§ **Work to do**: Retype only what runs from the beginning of the data through the line with "return 1 - y / H"; please omit the pictures and keep every line exact.

§ **Data section**:

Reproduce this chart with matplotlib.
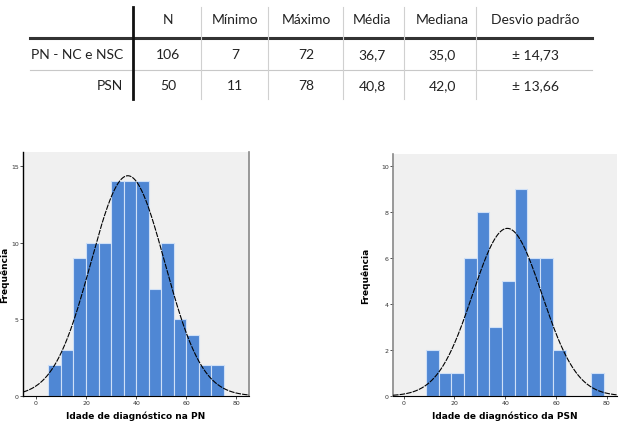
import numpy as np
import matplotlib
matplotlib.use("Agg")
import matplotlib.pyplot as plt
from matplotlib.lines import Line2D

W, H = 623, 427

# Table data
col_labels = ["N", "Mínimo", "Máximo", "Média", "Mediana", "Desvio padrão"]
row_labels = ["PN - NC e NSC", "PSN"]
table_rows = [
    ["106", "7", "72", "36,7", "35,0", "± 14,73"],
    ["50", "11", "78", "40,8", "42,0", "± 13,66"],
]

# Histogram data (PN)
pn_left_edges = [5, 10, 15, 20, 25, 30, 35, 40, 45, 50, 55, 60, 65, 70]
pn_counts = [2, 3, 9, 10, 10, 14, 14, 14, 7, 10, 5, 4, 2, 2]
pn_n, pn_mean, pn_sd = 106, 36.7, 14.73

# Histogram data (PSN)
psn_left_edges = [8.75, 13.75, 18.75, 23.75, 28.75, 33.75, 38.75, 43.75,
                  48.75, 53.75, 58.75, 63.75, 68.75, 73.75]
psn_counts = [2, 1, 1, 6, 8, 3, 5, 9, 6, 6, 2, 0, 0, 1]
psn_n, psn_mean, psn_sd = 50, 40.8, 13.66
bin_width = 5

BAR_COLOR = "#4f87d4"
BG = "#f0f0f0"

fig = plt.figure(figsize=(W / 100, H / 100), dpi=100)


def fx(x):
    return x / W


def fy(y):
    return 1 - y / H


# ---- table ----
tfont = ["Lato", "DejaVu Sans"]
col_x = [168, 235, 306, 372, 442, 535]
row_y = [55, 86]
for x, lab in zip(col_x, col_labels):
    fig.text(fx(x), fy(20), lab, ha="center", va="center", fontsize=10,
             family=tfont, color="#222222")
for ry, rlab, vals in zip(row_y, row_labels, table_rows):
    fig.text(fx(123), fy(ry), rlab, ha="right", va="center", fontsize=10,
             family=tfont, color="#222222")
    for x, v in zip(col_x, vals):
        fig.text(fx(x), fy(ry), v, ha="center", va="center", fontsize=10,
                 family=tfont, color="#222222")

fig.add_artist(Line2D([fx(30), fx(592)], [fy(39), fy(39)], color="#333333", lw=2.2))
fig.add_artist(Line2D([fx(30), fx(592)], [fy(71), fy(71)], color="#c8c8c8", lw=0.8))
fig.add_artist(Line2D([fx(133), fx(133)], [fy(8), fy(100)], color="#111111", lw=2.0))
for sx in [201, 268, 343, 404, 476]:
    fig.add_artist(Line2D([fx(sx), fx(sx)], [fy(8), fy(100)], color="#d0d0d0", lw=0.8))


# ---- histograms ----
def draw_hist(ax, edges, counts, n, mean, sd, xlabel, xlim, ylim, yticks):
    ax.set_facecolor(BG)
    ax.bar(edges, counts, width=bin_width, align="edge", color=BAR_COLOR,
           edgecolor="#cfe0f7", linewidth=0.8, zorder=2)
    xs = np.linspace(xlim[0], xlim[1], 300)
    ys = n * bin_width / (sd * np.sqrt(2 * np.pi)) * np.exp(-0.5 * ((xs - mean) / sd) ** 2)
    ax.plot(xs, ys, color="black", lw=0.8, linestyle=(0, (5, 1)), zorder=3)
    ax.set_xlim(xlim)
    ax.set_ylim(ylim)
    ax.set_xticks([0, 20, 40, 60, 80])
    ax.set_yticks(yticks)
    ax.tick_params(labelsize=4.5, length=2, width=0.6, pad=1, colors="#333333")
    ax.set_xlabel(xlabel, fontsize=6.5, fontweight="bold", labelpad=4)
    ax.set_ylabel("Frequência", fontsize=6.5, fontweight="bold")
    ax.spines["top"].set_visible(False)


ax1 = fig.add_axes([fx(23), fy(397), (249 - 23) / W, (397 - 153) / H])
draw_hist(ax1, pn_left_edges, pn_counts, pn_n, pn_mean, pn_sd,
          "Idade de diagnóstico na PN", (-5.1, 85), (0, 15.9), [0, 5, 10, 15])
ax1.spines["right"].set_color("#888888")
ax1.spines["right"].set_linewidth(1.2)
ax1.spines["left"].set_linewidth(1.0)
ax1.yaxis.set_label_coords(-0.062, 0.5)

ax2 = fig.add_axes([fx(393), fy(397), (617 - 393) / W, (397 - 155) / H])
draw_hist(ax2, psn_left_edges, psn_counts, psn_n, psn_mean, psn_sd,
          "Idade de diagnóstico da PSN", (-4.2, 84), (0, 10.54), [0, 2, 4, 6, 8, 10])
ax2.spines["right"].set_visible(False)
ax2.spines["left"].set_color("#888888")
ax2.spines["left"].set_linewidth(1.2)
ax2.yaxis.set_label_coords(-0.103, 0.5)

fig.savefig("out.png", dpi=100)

§ **Exercise answer**:
Reproduce this chart with matplotlib.
import numpy as np
import matplotlib
matplotlib.use("Agg")
import matplotlib.pyplot as plt
from matplotlib.lines import Line2D

W, H = 623, 427

# Table data
col_labels = ["N", "Mínimo", "Máximo", "Média", "Mediana", "Desvio padrão"]
row_labels = ["PN - NC e NSC", "PSN"]
table_rows = [
    ["106", "7", "72", "36,7", "35,0", "± 14,73"],
    ["50", "11", "78", "40,8", "42,0", "± 13,66"],
]

# Histogram data (PN)
pn_left_edges = [5, 10, 15, 20, 25, 30, 35, 40, 45, 50, 55, 60, 65, 70]
pn_counts = [2, 3, 9, 10, 10, 14, 14, 14, 7, 10, 5, 4, 2, 2]
pn_n, pn_mean, pn_sd = 106, 36.7, 14.73

# Histogram data (PSN)
psn_left_edges = [8.75, 13.75, 18.75, 23.75, 28.75, 33.75, 38.75, 43.75,
                  48.75, 53.75, 58.75, 63.75, 68.75, 73.75]
psn_counts = [2, 1, 1, 6, 8, 3, 5, 9, 6, 6, 2, 0, 0, 1]
psn_n, psn_mean, psn_sd = 50, 40.8, 13.66
bin_width = 5

BAR_COLOR = "#4f87d4"
BG = "#f0f0f0"

fig = plt.figure(figsize=(W / 100, H / 100), dpi=100)


def fx(x):
    return x / W


def fy(y):
    return 1 - y / H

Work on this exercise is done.